A conversation begins with one of the creatures the couple has named “Oscar”.  The creature is highly echolalic, repeating portions of what Hammond and Burlingame say.  However, it is not merely imitating them.  Oscar is rapidly acquiring their vocabulary so that it can communicate its thoughts to the Earthlings.  Weinbaum is invoking the Whorfian Hypothesis here—the notion that language structures thought, that words and linguistic categories must first exist before certain ideas or thoughts can occur.  He plays with this idea in several of his stories.

Other interesting notions are considered.  What sort of intelligence or psychology would evolve in an advanced form of vegetation?  What would motivate a highly intelligent plant?  Burlingame hypothesizes that vegetable life is motivated by necessity whereas animal life is motivated by desire.  Awareness and individuality are shared by Oscar and his kind, (“We are all Oscar.”), who reproduce asexually via aerial spores. 

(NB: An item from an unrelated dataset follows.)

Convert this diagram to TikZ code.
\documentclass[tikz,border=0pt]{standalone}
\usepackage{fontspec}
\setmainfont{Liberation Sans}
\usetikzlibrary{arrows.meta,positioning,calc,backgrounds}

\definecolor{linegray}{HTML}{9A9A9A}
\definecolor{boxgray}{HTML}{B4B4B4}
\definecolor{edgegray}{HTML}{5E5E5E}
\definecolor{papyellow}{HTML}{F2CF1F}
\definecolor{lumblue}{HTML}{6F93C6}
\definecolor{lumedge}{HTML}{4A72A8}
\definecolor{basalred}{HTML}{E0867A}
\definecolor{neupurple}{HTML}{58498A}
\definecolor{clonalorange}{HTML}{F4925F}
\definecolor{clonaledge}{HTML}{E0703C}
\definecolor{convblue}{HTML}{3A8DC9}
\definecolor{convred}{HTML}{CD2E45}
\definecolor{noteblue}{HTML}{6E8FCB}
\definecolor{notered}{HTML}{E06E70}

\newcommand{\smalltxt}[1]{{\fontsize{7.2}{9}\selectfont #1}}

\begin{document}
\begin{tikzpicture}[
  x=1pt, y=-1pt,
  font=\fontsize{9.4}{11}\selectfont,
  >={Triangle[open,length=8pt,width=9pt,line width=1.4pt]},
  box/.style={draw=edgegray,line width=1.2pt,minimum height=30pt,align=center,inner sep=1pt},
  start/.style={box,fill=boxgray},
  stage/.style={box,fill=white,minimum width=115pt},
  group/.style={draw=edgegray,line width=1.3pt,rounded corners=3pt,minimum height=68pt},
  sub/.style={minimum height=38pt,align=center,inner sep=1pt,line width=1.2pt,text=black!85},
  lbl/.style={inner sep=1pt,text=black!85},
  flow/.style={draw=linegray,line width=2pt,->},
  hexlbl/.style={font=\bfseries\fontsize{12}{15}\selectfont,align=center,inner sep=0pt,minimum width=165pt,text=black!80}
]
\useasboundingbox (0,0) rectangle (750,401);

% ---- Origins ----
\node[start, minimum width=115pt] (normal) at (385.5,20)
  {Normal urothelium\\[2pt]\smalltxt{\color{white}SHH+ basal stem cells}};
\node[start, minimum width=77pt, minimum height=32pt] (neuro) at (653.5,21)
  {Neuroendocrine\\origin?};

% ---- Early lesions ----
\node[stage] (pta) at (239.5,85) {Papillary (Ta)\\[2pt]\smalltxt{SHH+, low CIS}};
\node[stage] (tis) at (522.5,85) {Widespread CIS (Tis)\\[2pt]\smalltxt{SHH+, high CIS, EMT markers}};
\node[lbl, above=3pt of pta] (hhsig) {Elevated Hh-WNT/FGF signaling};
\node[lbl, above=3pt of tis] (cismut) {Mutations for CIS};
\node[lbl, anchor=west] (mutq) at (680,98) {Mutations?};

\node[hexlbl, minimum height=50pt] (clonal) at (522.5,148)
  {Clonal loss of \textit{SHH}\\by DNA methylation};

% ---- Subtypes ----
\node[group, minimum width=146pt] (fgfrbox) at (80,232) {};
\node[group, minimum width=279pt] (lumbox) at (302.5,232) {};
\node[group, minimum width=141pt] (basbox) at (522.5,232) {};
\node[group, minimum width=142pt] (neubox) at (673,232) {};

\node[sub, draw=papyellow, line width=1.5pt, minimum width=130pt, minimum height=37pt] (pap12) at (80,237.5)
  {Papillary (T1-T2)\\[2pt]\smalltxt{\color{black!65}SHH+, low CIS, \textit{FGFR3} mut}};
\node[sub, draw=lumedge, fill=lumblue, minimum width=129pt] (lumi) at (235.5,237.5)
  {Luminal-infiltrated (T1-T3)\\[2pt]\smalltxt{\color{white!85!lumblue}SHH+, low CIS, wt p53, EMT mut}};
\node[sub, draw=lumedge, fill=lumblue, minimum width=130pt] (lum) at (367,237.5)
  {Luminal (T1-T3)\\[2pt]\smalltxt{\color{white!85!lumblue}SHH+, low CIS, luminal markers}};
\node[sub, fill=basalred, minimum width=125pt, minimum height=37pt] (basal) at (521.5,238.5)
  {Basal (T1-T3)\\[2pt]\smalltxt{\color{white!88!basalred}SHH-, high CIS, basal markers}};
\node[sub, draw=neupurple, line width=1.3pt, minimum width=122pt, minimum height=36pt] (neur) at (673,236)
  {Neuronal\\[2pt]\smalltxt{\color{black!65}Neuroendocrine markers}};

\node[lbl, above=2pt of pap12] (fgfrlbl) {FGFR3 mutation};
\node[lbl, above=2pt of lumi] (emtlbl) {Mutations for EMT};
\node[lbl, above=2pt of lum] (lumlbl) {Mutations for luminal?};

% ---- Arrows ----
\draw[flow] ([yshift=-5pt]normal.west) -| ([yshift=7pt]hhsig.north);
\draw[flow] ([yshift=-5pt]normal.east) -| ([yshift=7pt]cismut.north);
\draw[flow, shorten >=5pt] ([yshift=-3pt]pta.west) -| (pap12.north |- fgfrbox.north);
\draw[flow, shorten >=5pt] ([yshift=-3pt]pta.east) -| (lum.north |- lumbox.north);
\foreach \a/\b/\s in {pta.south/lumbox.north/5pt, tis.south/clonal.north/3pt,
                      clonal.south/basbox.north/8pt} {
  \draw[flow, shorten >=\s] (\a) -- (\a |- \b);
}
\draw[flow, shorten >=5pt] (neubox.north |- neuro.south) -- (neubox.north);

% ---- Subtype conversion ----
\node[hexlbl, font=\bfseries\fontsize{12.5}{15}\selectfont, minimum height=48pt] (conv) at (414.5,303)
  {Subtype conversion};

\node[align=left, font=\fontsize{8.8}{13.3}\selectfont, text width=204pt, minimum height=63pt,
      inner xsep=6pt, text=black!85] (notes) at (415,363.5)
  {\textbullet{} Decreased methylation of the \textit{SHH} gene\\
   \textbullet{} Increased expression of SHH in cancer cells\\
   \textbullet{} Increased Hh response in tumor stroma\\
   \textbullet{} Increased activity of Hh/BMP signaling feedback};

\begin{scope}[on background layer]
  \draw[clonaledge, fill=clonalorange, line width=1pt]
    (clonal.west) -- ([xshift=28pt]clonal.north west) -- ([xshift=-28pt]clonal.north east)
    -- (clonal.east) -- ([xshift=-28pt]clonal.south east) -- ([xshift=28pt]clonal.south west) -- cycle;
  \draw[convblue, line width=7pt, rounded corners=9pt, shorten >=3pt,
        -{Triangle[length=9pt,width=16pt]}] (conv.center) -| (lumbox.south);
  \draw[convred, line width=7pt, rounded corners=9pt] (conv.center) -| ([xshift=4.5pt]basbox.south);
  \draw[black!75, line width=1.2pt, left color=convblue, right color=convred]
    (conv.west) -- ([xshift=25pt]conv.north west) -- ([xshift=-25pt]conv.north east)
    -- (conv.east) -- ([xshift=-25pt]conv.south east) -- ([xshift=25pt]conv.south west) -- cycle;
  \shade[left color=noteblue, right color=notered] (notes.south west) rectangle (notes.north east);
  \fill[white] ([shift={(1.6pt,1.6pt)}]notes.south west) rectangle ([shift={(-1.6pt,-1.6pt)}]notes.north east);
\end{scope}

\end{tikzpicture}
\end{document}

Tragically, Oscar and his kind are doomed by their passivity to extinction at the hands of the local predator, Triops noctivivans, a kind of three eyed hyena-like creature that hates light.  These monsters circle the two humans just outside the glare of their headlamps, getting ready to attack them as well. They provide the element of suspense.

Besides the presence of a strong female character, other images and themes that recur in Weinbaum’s work are present in The Lotus Eaters.  Oscar’s physique and habit of repeating human speech calls to mind the incomprehensible drum shaped creatures in A Martian Odyssey as well as “Oliver” the echolalic parcat who is Grant Calthorpe’s annoying pet in The Mad Moon.  One of the pleasures of reading a horror or science fiction author in some depth is to see how favorite ideas are developed over time.  For example, in H.P. Lovecraft’s fiction, the entity known has Nyarlathotep evolves in interesting ways across such stories as Nyarlathotep (1920), The Haunter of the Dark (1936) and The Dream Quest of Unknown Kadath (1943).

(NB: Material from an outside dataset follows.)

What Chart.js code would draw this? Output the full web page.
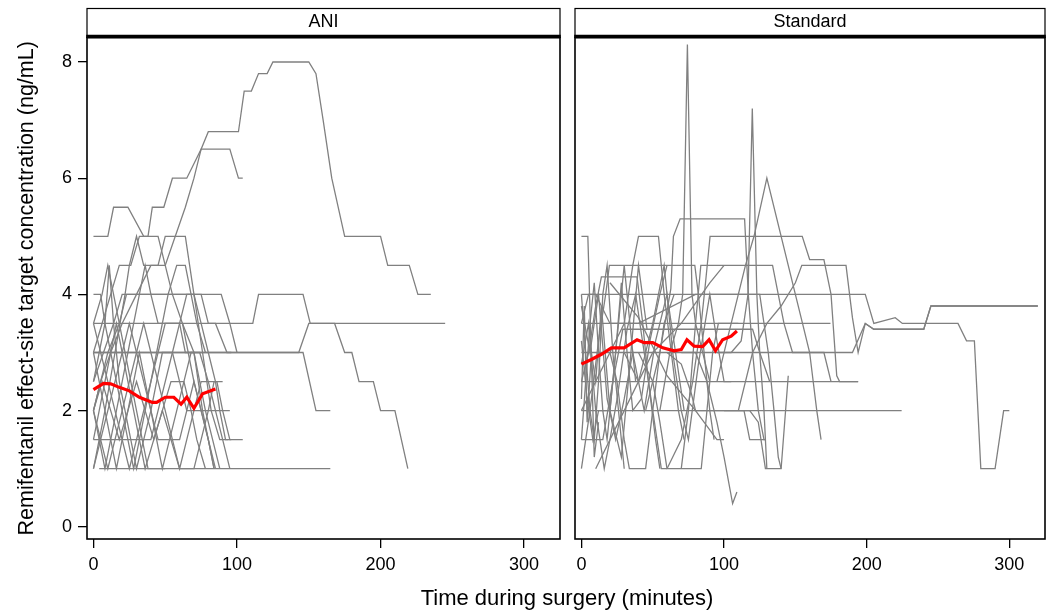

Some form of narcosis, hypnosis or hallucination is often present in Weinbaum’s work.  Readers familiar with A Martian Odyssey will recall the “dream beast” that nearly eats the narrator.  In The Mad Moon, the indigenous blancha fever causes reality bending hallucinations in its victims.  In The Lotus Eaters, the soporific clouds of spores that Oscar and his kind are constantly ejecting produce both physical and philosophical resignation, the principle Venusian hazard for Hammond and Burlingame.   (Hallucinogenic imagery also appears often in the work of Clark Ashton Smith.)

There is no reference to hopeful remedies for human illnesses in this story—a preoccupation of the author, who may have realized at the time that he was dying of cancer.  Does Oscar’s intellectual acquiescence to certain doom reflect his creator’s?  At one point there is this grim discussion of how Oscar and his kind reproduce:

“Yes.  The spores lodge against our bodies and there is a—” Again the voice died.
“A fertilization?” suggested the girl.
“Well, a—I know! An irritation!”
“That causes a tumorous growth?”
“Yes. When the growth is complete, we split.”
“Ugh!” Snorted Ham.  “A tumor!”
“Shut up!” snapped the girl.  “That’s all a baby is—a normal tumor.”

In his short career, Stanley Weinbaum was enormously influential as a science fiction author, both for the quality of his writing and his provocative ideas.  He should be more widely read, if only to appreciate his enduring contributions to the field.